In particular, the new aspects introduced by Article 7.1 can be summarized as following:

NPLs securitisation - granting loans to allow the relevant debtors toreturn current (in bonis)

In the context of NPLs securitisation, sold by banks or financial intermediaries ex Article 106 of the Italian Banking Act, the 130 SPV will be able to grant loans to relevant debtors with the explicit aim to improve their prospects for collectability of the receivables and help them returning current (in bonis). The 130 SPV will be able to grant loans to persons other than physical persons and micro-companies provided that: (i) the borrowers shall be identified by a bank or a financial intermediary enrolled with the register held pursuant to Article 106 of the Italian Banking Act; (ii) the notes issued to finance the granting of loans shall be subscribed by qualified investors; and (iii) the bank or the financial intermediary ex Article 106 of the Italian Banking Act shall retain a substantial economic interest in the transaction (retention of 5%), as provided under the implementation provisions of the Bank of Italy.

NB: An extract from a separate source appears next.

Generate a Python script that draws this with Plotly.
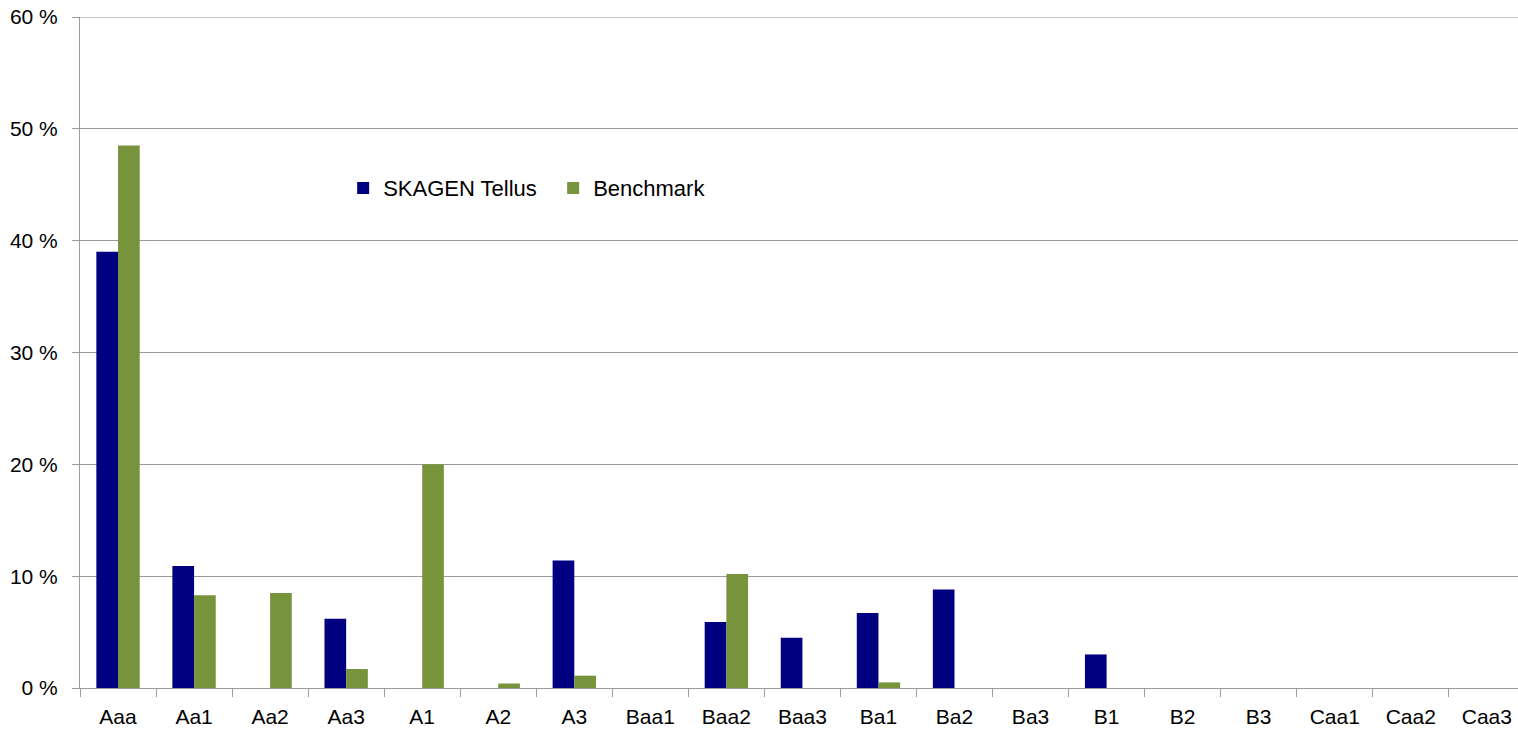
import plotly.graph_objects as go

categories = ["Aaa", "Aa1", "Aa2", "Aa3", "A1", "A2", "A3", "Baa1", "Baa2", "Baa3",
              "Ba1", "Ba2", "Ba3", "B1", "B2", "B3", "Caa1", "Caa2", "Caa3"]
skagen_tellus = [39.0, 10.9, 0, 6.2, 0, 0, 11.4, 0, 5.9, 4.5,
                 6.7, 8.8, 0, 3.0, 0, 0, 0, 0, 0]
benchmark = [48.5, 8.3, 8.5, 1.7, 20.0, 0.4, 1.1, 0, 10.2, 0,
             0.5, 0, 0, 0, 0, 0, 0, 0, 0]
y_ticks = [0, 10, 20, 30, 40, 50, 60]
y_tick_labels = ["0 %", "10 %", "20 %", "30 %", "40 %", "50 %", "60 %"]

FONT = "Liberation Sans"
GRID = "#9a9a9a"

fig = go.Figure()
fig.add_trace(go.Bar(name="SKAGEN Tellus", x=categories, y=skagen_tellus,
                     marker=dict(color="#000080", line=dict(width=0))))
fig.add_trace(go.Bar(name="Benchmark", x=categories, y=benchmark,
                     marker=dict(color="#77933C", line=dict(width=0))))

# top gridline (plotly omits the gridline at the range edge)
fig.add_shape(type="line", xref="paper", yref="y", x0=0, x1=1,
              y0=y_ticks[-1], y1=y_ticks[-1], line=dict(color=GRID, width=1),
              layer="below")

fig.update_layout(
    width=1518, height=734,
    margin=dict(l=80, r=0, t=17, b=46, autoexpand=False),
    paper_bgcolor="white", plot_bgcolor="white",
    font=dict(family=FONT, size=21, color="black"),
    barmode="group", bargap=0.43, bargroupgap=0,
    showlegend=True,
    legend=dict(orientation="h", x=0.183, y=0.745, xanchor="left", yanchor="middle",
                font=dict(family=FONT, size=22), bgcolor="rgba(0,0,0,0)",
                itemwidth=30, entrywidth=165, traceorder="normal"),
    xaxis=dict(range=[-0.5, 18.41], showgrid=False, showline=True, linecolor=GRID,
               linewidth=1, ticks="outside", ticklen=8, tickcolor=GRID,
               tickson="boundaries", tickfont=dict(size=21), automargin=False,
               ticklabelstandoff=10, ticklabeloverflow="allow"),
    yaxis=dict(range=[0, 60], tickvals=y_ticks, ticktext=y_tick_labels,
               showgrid=True, gridcolor=GRID, gridwidth=1, showline=True,
               linecolor=GRID, linewidth=1, ticks="outside", ticklen=7,
               tickcolor=GRID, zeroline=False, tickfont=dict(size=21),
               automargin=False, ticklabelstandoff=10, ticklabeloverflow="allow"),
)

fig.write_html("out.html", config={"displayModeBar": False},
               post_script="document.body.style.margin='0';document.body.style.overflow='hidden';")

Securitisation in the context of recovery or restructuring plans

In the context of restructuring agreement or composition or recovery procedure (piano di risanamento, concordato, concordato preventivo, accordo di ristrutturazione, concordato con continuità aziendale) set forth under Articles 124, 160, 182-bis e 186-bis of the Bankruptcy Law or other analogous procedures, the SPV 130 would be able to: (i) purchase or subscribe the equity or quasi-equity instruments issued by the assignors for the purposes of making a debt-to-equity swap and grant loans to the relevant debtors, with the explicit aim of improving their prospects for collectability of the receivables and help them returning current (in bonis).

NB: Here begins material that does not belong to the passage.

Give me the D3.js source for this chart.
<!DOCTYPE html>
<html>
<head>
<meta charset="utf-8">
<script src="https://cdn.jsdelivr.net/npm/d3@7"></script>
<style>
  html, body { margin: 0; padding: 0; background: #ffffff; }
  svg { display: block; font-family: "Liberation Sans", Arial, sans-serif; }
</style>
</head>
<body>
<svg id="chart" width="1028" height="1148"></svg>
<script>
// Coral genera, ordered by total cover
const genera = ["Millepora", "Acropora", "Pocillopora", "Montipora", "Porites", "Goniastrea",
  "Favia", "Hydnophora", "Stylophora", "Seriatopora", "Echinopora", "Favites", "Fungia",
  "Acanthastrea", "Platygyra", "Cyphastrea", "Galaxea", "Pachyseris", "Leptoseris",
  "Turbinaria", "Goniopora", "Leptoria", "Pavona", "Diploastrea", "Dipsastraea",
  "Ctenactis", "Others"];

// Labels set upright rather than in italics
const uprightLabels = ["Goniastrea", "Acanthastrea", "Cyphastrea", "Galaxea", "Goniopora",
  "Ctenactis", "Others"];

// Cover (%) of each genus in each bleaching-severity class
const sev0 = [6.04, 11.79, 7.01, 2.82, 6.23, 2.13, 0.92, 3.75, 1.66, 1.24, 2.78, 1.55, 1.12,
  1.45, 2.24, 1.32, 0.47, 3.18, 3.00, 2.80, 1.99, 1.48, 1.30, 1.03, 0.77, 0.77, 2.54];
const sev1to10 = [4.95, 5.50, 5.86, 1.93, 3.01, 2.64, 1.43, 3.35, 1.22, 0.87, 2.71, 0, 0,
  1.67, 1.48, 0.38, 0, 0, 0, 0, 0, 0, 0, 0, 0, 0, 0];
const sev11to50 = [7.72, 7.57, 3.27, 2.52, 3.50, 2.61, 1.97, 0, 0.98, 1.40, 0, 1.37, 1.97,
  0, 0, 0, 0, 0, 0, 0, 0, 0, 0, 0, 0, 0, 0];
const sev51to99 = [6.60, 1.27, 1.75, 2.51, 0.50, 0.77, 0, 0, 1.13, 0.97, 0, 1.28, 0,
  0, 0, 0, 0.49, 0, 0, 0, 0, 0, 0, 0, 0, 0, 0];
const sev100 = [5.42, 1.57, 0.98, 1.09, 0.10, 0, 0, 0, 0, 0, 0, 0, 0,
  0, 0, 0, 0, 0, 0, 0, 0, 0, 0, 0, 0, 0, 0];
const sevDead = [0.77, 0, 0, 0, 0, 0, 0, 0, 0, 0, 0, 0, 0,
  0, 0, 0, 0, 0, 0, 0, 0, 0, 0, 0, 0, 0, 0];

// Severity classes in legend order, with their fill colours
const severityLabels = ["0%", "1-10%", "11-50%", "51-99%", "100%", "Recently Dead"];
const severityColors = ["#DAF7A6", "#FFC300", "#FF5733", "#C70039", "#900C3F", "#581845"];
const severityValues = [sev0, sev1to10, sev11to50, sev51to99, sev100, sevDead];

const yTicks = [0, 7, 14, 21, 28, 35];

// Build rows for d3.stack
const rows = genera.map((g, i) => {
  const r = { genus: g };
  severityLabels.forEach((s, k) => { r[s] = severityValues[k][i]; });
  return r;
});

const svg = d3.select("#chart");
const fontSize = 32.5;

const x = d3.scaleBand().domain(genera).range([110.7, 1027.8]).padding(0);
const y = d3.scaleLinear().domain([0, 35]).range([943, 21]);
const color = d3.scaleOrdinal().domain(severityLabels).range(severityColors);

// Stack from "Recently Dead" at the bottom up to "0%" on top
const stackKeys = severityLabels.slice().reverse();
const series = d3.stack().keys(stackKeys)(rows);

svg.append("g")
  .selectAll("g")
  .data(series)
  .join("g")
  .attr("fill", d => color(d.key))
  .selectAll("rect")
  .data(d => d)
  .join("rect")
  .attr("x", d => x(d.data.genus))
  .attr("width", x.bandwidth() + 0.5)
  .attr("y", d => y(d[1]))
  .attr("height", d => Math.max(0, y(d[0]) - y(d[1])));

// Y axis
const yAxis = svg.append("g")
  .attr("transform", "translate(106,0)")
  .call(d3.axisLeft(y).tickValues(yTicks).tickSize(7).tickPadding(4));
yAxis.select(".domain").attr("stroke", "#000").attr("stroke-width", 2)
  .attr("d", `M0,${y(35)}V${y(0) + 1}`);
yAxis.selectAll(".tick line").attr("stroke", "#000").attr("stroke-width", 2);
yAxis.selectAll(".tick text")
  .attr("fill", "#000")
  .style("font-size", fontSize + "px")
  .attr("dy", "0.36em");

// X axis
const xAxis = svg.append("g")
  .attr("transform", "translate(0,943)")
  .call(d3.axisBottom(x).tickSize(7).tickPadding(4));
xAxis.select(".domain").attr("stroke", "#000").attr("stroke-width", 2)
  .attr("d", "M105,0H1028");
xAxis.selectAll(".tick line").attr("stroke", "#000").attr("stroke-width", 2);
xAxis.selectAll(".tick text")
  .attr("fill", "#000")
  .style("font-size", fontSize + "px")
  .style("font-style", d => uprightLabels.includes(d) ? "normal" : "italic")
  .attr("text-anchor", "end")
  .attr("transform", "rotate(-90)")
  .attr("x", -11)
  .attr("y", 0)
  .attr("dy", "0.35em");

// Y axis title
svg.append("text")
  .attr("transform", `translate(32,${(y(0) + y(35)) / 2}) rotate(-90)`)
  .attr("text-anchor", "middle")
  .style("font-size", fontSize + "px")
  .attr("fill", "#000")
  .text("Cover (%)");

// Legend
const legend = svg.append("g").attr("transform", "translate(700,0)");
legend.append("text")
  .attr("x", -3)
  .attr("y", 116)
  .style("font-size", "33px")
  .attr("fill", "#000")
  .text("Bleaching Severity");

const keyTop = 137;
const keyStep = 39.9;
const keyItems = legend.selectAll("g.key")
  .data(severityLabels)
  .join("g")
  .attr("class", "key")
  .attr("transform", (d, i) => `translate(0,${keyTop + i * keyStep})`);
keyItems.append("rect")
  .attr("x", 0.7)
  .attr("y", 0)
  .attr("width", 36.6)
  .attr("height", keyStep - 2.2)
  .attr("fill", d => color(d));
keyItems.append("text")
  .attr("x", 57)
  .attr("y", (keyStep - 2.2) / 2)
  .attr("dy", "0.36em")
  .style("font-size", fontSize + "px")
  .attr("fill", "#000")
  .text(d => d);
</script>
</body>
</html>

The amount deriving from the purchase or subscription of equity or quasi-equity instruments may be considered as the payments made by the relevant debtors and exclusively aimed (therefore segregated) at satisfying the rights incorporated in the notes issued and the payment of the securitisation transaction costs. The 130 SPV shall appoint a person who meets the necessary competence requirements and authorizations provided by the law, with the specific task of administration and management and power of representation. If it is provided by the law, such person shall be indicated in the securitisation prospectus. If such person is a bank, financial intermediary enrolled with the register held pursuant to Article 106 of the Italian Banking Act, investment company (società di intermediazione mobiliare) or asset management company, the compliance of the activities undertaken shall be monitored.

ReoCo (or other spv) for the purchase of assets and leasing agreements

In the context of securitizations, it may be possible to set up special purpose vehicles - in the form of corporations - having the exclusive scope of purchasing, managing and increasing the value of real estate (the so-called ReoCo), registered movable assets and any other asset securing securitized receivables - including assets that are subject to leasing agreements. The amounts generated by the managing of such assets should be exclusively segregated to the benefit of the noteholders and for the payment of the securitization transaction costs.

In the event that the aforesaid assets and the relevant leasing agreements are jointly transferred, the SPV should be: (i) fully consolidated in the balance sheet of a bank; (ii) set-up solely for the purposes of concluding this kind of securitization transactions; and (iii) liquidated once at the end of the securitization transaction.

It should be noted that the SPV are subject to the Italian taxation laws on the corporations carrying out financial leasing activities. In addition, the real estate transfers concluded by such SPV are also subject to the tax benefits provided for the corporations carrying out leasing activities.

Publicity regime

Finally, the receivable purchased by the 130 SPV which are not identified by block criteria, are published through the registration in the undertakings register and the transfer notice publication in the Official Journal. Such transfer notice shall indicate: names of assignor and assignee, the date of transfer, the information on the relationships from which the receivables originate and the period during which such relationships have arisen or will arise, the web site on which assignor and assignee will make available the information regarding the receivables, until their maturity, and the confirmation of their transfer to the debtors transferred who ask for them.

The measure will enter into force one day after its publication in the Official Journal.